GR 213789; (April, 2021) (Digest)
G.R. No. 213789 , April 27, 2021
CAGAYAN DE ORO CITY WATER DISTRICT, PETITIONER, VS. COMMISSION ON AUDIT, RESPONDENT.
FACTS
The Commission on Audit (COA) conducted post-audits of the Cagayan de Oro City Water District (COWD) for calendar years 1994-1997 and 1998-1999. These audits resulted in the issuance of Certificates of Settlement and Balances (CSBs) disallowing various benefits and allowances granted to COWD’s Board of Directors (BOD) and other employees, aggregating to millions of pesos.
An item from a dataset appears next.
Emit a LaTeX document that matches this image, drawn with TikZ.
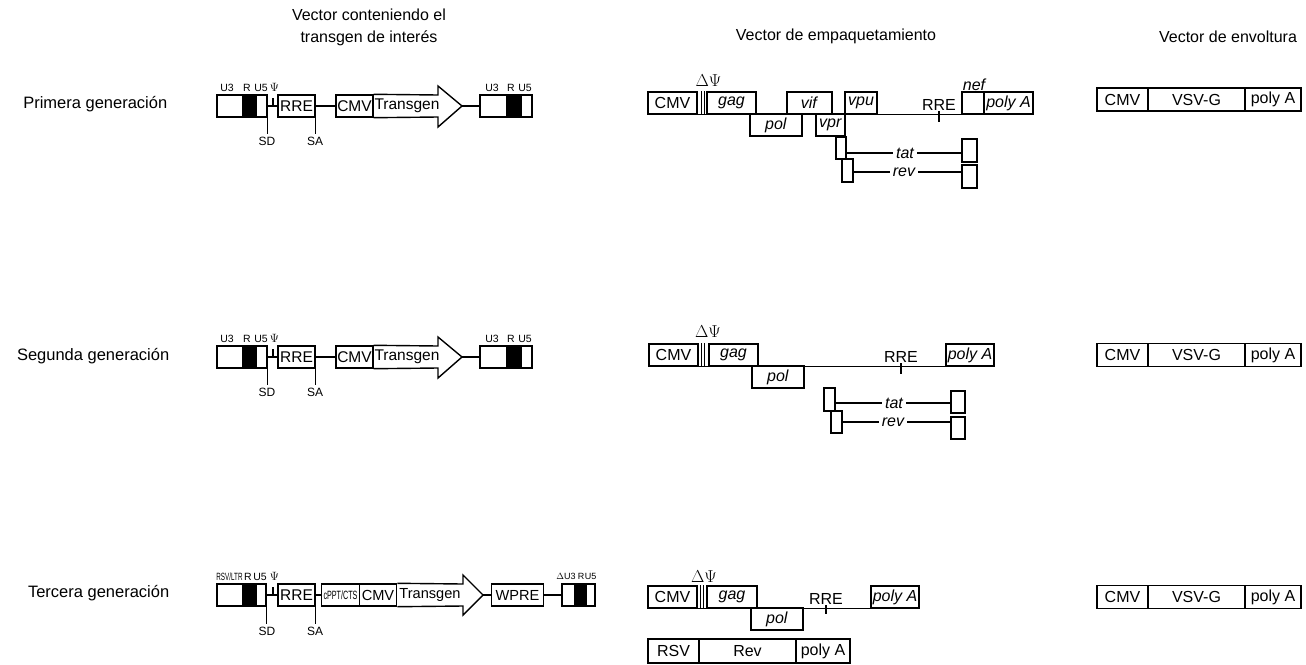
\documentclass[tikz,border=0pt]{standalone}
\usepackage{fontspec}
\setmainfont{Liberation Sans}
\usepackage{graphicx}
\usetikzlibrary{positioning,calc}

\begin{document}
\begin{tikzpicture}[
		x=1pt, y=-1pt, line width=1.4pt,
		every node/.style={inner sep=0pt},
		caja/.style={draw, rectangle, minimum height=22pt, font=\fontsize{16}{16}\selectfont},
		cajat/.style={caja, font=\fontsize{15.5}{15.5}\selectfont},
		negro/.style={draw, fill=black, rectangle, minimum height=22pt},
		chico/.style={font=\fontsize{10.5}{10.5}\selectfont},
		mini/.style={font=\fontsize{9}{9}\selectfont},
		psi/.style={font=\fontsize{12.5}{12.5}\selectfont},
		sitio/.style={font=\fontsize{12}{12}\selectfont, inner sep=2.5pt},
		gen/.style={font=\fontsize{16}{16}\selectfont\itshape, inner sep=2.5pt},
		texto/.style={font=\fontsize{16}{16}\selectfont},
		fila/.style={anchor=east, font=\fontsize{16.5}{16.5}\selectfont},
		titulo/.style={align=center, font=\fontsize{16}{22}\selectfont}
		]
		\useasboundingbox (0,0) rectangle (1306,664);
		
		% Los titulos
		\node[titulo] (t1) at (369,27) {Vector conteniendo el\\transgen de interés};
		\node[titulo] (t2) at (836,36) {Vector de empaquetamiento};
		\node[titulo] (t3) at (1228,37) {Vector de envoltura};
		\node[fila] (f1) at (168,104) {Primera generación};
		\node[fila] (f2) at (170,356) {Segunda generación};
		\node[fila] (f3) at (170,593) {Tercera generación};
		
		% Primera generacion - vector de transferencia
		\node[cajat, minimum width=50pt] (ltrA1) at (242,106) {};
		\node[negro, minimum width=13pt] (rA1) at (249.5,106) {};
		\node[chico] (u3A1) at (227,88) {U3};
		\node[chico] (rrA1) at (247,88) {R};
		\node[chico] (u5A1) at (261,88) {U5};
		\node[psi] (psiA1) at (274.5,87) {$\Psi$};
		\node[cajat, minimum width=37pt] (rre1) at (296.5,106) {RRE};
		\node[sitio] (sd1) at (267,141) {SD};
		\node[sitio] (sa1) at (315,141) {SA};
		\node[cajat, minimum width=37pt] (cmvT1) at (354.5,106) {CMV};
		\draw (cmvT1.north east) -- (438,95) -- (438,86) -- (462,106) coordinate (punta1)
			-- (438,127) -- (438,117) -- (cmvT1.south east);
		\node[font=\fontsize{15.5}{15.5}\selectfont] (tg1) at (407,106) {Transgen};
		\node[cajat, minimum width=52pt] (ltrB1) at (506,106) {};
		\node[negro, minimum width=14pt] (rB1) at (514,106) {};
		\node[chico] (u3B1) at (492,88) {U3};
		\node[chico] (rrB1) at (511,88) {R};
		\node[chico] (u5B1) at (525,88) {U5};
		\coordinate (tick1) at (273,98);
		\draw (ltrA1) -- (rre1);
		\draw (rre1) -- (cmvT1);
		\draw (punta1) -- (ltrB1);
		\draw (tick1) -- (tick1 |- rre1.west);
		\draw (ltrA1.east) -- (ltrA1.east |- sd1.north);
		\draw (rre1.east) -- (rre1.east |- sa1.north);
		
		% Segunda generacion - vector de transferencia
		\node[cajat, minimum width=50pt] (ltrA2) at (242,357) {};
		\node[negro, minimum width=13pt] (rA2) at (249.5,357) {};
		\node[chico] (u3A2) at (227,339) {U3};
		\node[chico] (rrA2) at (247,339) {R};
		\node[chico] (u5A2) at (261,339) {U5};
		\node[psi] (psiA2) at (274.5,338) {$\Psi$};
		\node[cajat, minimum width=37pt] (rre2) at (296.5,357) {RRE};
		\node[sitio] (sd2) at (267,392) {SD};
		\node[sitio] (sa2) at (315,392) {SA};
		\node[cajat, minimum width=37pt] (cmvT2) at (354.5,357) {CMV};
		\draw (cmvT2.north east) -- (438,346) -- (438,337) -- (462,357) coordinate (punta2)
			-- (438,378) -- (438,368) -- (cmvT2.south east);
		\node[font=\fontsize{15.5}{15.5}\selectfont] (tg2) at (407,357) {Transgen};
		\node[cajat, minimum width=52pt] (ltrB2) at (506,357) {};
		\node[negro, minimum width=14pt] (rB2) at (514,357) {};
		\node[chico] (u3B2) at (492,339) {U3};
		\node[chico] (rrB2) at (511,339) {R};
		\node[chico] (u5B2) at (525,339) {U5};
		\coordinate (tick2) at (273,349);
		\draw (ltrA2) -- (rre2);
		\draw (rre2) -- (cmvT2);
		\draw (punta2) -- (ltrB2);
		\draw (tick2) -- (tick2 |- rre2.west);
		\draw (ltrA2.east) -- (ltrA2.east |- sd2.north);
		\draw (rre2.east) -- (rre2.east |- sa2.north);
		
		% Tercera generacion - vector de transferencia
		\node[cajat, minimum width=49pt] (ltrA3) at (241.5,595) {};
		\node[negro, minimum width=13pt] (rA3) at (249.5,595) {};
		\node[chico] (rsv3) at (229.5,577) {\scalebox{0.6}[1]{RSV/LTR}};
		\node[chico] (rrA3) at (248,577) {R};
		\node[chico] (u5A3) at (260,577) {U5};
		\node[psi] (psiA3) at (274.5,576) {$\Psi$};
		\node[cajat, minimum width=37pt] (rre3) at (296.5,595) {RRE};
		\node[sitio] (sd3) at (267,631) {SD};
		\node[sitio] (sa3) at (315,631) {SA};
		\node[caja, minimum width=37.5pt, font=\fontsize{12}{12}\selectfont] (cppt3) at (340.5,595) {\scalebox{0.6}[1]{cPPT/CTS}};
		\node[caja, minimum width=37.5pt, font=\fontsize{14.6}{14.6}\selectfont] (cmvT3) at (378,595) {CMV};
		\draw (cmvT3.north east) -- (463,584) -- (463,575) -- (483,595) coordinate (punta3)
			-- (463,615) -- (463,606) -- (cmvT3.south east);
		\node[font=\fontsize{14.6}{14.6}\selectfont] (tg3) at (430,595) {Transgen};
		\node[caja, minimum width=51.5pt, font=\fontsize{14.6}{14.6}\selectfont] (wpre3) at (517.5,595) {WPRE};
		\node[caja, minimum width=33pt] (ltrB3) at (578.5,595) {};
		\node[negro, minimum width=11.5pt] (rB3) at (580.8,595) {};
		\node[mini] (u3B3) at (566,576) {$\Delta$U3};
		\node[mini] (rrB3) at (581,576) {R};
		\node[mini] (u5B3) at (590.5,576) {U5};
		\coordinate (tick3) at (273,587);
		\draw (ltrA3) -- (rre3);
		\draw (rre3) -- (cppt3);
		\draw (punta3) -- (wpre3);
		\draw (wpre3) -- (ltrB3);
		\draw (tick3) -- (tick3 |- rre3.west);
		\draw (ltrA3.east) -- (ltrA3.east |- sd3.north);
		\draw (rre3.east) -- (rre3.east |- sa3.north);
		
		% Primera generacion - vector de empaquetamiento
		\node[caja, minimum width=49pt] (cmvE1) at (672.5,103) {CMV};
		\node[texto] (dpsi1) at (708.5,81) {$\Delta\Psi$};
		\node[caja, minimum width=49pt] (gag1) at (731.5,103) {\textit{gag}};
		\node[caja, minimum width=52pt] (pol1) at (776,125) {\textit{pol}};
		\node[caja, minimum width=45pt] (vif1) at (809.5,103) {\textit{vif}};
		\node[caja, minimum width=29pt] (vpr1) at (830.5,125) {\textit{vpr}};
		\node[caja, minimum width=32pt] (vpu1) at (861,103) {\textit{vpu}};
		\node[texto] (rreL1) at (939,105) {RRE};
		\node[caja, minimum width=22pt] (nef1) at (973,103) {};
		\node[gen] (nefL1) at (974,85) {nef};
		\node[caja, minimum width=49pt] (polyA1) at (1008.5,103) {\textit{poly A}};
		\draw (cmvE1.south east) -- (nef1.south west);
		\draw ([xshift=4pt]cmvE1.north east) -- ([xshift=4pt]cmvE1.south east);
		\draw ([xshift=7pt]cmvE1.north east) -- ([xshift=7pt]cmvE1.south east);
		\draw (rreL1.south) -- ++(0,11);
		\node[caja, minimum width=10pt] (tatA1) at (841,148) {};
		\node[gen] (tatL1) at (905,153) {tat};
		\node[caja, minimum width=15pt, minimum height=23pt] (tatB1) at (969.5,150.5) {};
		\node[caja, minimum width=11pt, minimum height=23pt] (revA1) at (847.5,170.5) {};
		\node[gen] (revL1) at (904,172) {rev};
		\node[caja, minimum width=15pt, minimum height=23pt] (revB1) at (969.5,176.5) {};
		\draw (tatL1.west -| tatA1.east) -- (tatL1.west);
		\draw (tatL1.east) -- (tatL1.east -| tatB1.west);
		\draw (revL1.west -| revA1.east) -- (revL1.west);
		\draw (revL1.east) -- (revL1.east -| revB1.west);
		
		% Segunda generacion - vector de empaquetamiento
		\node[caja, minimum width=49pt] (cmvE2) at (673.5,355) {CMV};
		\node[texto] (dpsi2) at (708,332) {$\Delta\Psi$};
		\node[caja, minimum width=49pt] (gag2) at (733.5,355) {\textit{gag}};
		\node[caja, minimum width=52pt] (pol2) at (778,377) {\textit{pol}};
		\node[texto] (rreL2) at (901,357) {RRE};
		\node[caja, minimum width=48pt] (polyA2) at (970,355) {\textit{poly A}};
		\draw (cmvE2.south east) -- (polyA2.south west);
		\draw ([xshift=3pt]cmvE2.north east) -- ([xshift=3pt]cmvE2.south east);
		\draw ([xshift=6pt]cmvE2.north east) -- ([xshift=6pt]cmvE2.south east);
		\draw (rreL2.south) -- ++(0,11);
		\node[caja, minimum width=11pt, minimum height=23pt] (tatA2) at (829.5,399.5) {};
		\node[gen] (tatL2) at (894,403) {tat};
		\node[caja, minimum width=14pt] (tatB2) at (958,402) {};
		\node[caja, minimum width=11pt] (revA2) at (836.5,422) {};
		\node[gen] (revL2) at (893,422) {rev};
		\node[caja, minimum width=14pt] (revB2) at (958,428) {};
		\draw (tatL2.west -| tatA2.east) -- (tatL2.west);
		\draw (tatL2.east) -- (tatL2.east -| tatB2.west);
		\draw (revL2.west -| revA2.east) -- (revL2.west);
		\draw (revL2.east) -- (revL2.east -| revB2.west);
		
		% Tercera generacion - vector de empaquetamiento
		\node[caja, minimum width=49pt] (cmvE3) at (672.5,597) {CMV};
		\node[texto] (dpsi3) at (704,577) {$\Delta\Psi$};
		\node[caja, minimum width=50pt] (gag3) at (732,597) {\textit{gag}};
		\node[caja, minimum width=52pt] (pol3) at (777,619) {\textit{pol}};
		\node[texto] (rreL3) at (826,599) {RRE};
		\node[caja, minimum width=48pt] (polyA3) at (895,597) {\textit{poly A}};
		\draw (cmvE3.south east) -- (polyA3.south west);
		\draw ([xshift=3pt]cmvE3.north east) -- ([xshift=3pt]cmvE3.south east);
		\draw ([xshift=6pt]cmvE3.north east) -- ([xshift=6pt]cmvE3.south east);
		\draw (rreL3.south) -- ++(0,9);
		\node[caja, minimum width=51pt, minimum height=24pt] (rsv3) at (673.5,651) {RSV};
		\node[caja, minimum width=97pt, minimum height=24pt] (rev3) at (747.5,651) {Rev};
		\node[caja, minimum width=54pt, minimum height=24pt] (polyB3) at (823,651) {poly A};
		
		% Vector de envoltura
		\node[caja, minimum width=51pt, minimum height=23pt] (cmvV1) at (1122.5,99.5) {CMV};
		\node[caja, minimum width=97pt, minimum height=23pt] (vsv1) at (1196.5,99.5) {VSV-G};
		\node[caja, minimum width=56pt, minimum height=23pt] (polyV1) at (1273,99.5) {poly A};
		\node[caja, minimum width=51pt, minimum height=23pt] (cmvV2) at (1122.5,355) {CMV};
		\node[caja, minimum width=97pt, minimum height=23pt] (vsv2) at (1196.5,355) {VSV-G};
		\node[caja, minimum width=56pt, minimum height=23pt] (polyV2) at (1273,355) {poly A};
		\node[caja, minimum width=51pt, minimum height=23pt] (cmvV3) at (1122.5,597) {CMV};
		\node[caja, minimum width=97pt, minimum height=23pt] (vsv3) at (1196.5,597) {VSV-G};
		\node[caja, minimum width=56pt, minimum height=23pt] (polyV3) at (1273,597) {poly A};
	\end{tikzpicture}
\end{document}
The disallowed items included per diems, uniform allowances, representation allowances, rice allowances, Christmas bonuses, amelioration allowances, year-end and mid-year incentive pays, hazard pays, anniversary bonuses, car plan benefits, and other miscellaneous expenses. COWD appealed the disallowances through COA’s administrative channels. The COA Legal and Adjudication Office-Corporate (LAO-C) and later the COA Proper, in Decision No. 2012-019, partially granted and partially denied the appeals, ordering the refund of specific disallowed amounts. COWD filed a Petition for Certiorari before the Supreme Court, arguing that the COA committed grave abuse of discretion in affirming the disallowances and ordering refunds.
ISSUE
Whether the Commission on Audit committed grave abuse of discretion in affirming the disallowance of various benefits and allowances granted by the Cagayan de Oro City Water District to its Board of Directors and employees, and in ordering their refund.
RULING
The Supreme Court DENIED the petition. The Court found no grave abuse of discretion on the part of the COA. The Court held that Local Water Districts (LWDs), like COWD, are government-owned or controlled corporations (GOCCs) whose compensation and benefits are governed by the Salary Standardization Law (SSL) and relevant COA circulars. The grant of additional allowances and benefits beyond those authorized by the Local Water Utilities Administration (LWUA) and the Department of Budget and Management (DBM), and without the requisite proof of corporate funds’ availability and prior COA approval, was properly disallowed. The Court sustained the disallowance of items such as car plan benefits, excessive per diems, and various unauthorized allowances. However, applying the principle of solutio indebiti and recognizing the possible good faith of certain recipients, the Court modified the COA’s ruling regarding refunds. It held that approving officers who acted in good faith and passive recipients who received the disallowed amounts in good faith, meaning they were not aware of the disallowance’s defect, need not refund, provided they can prove such good faith. The liability for refund was declared to be solidary among the approving officers and the recipients who acted in bad faith. The case was remanded to the COA to determine the particulars of good faith and the exact amounts to be refunded by liable parties.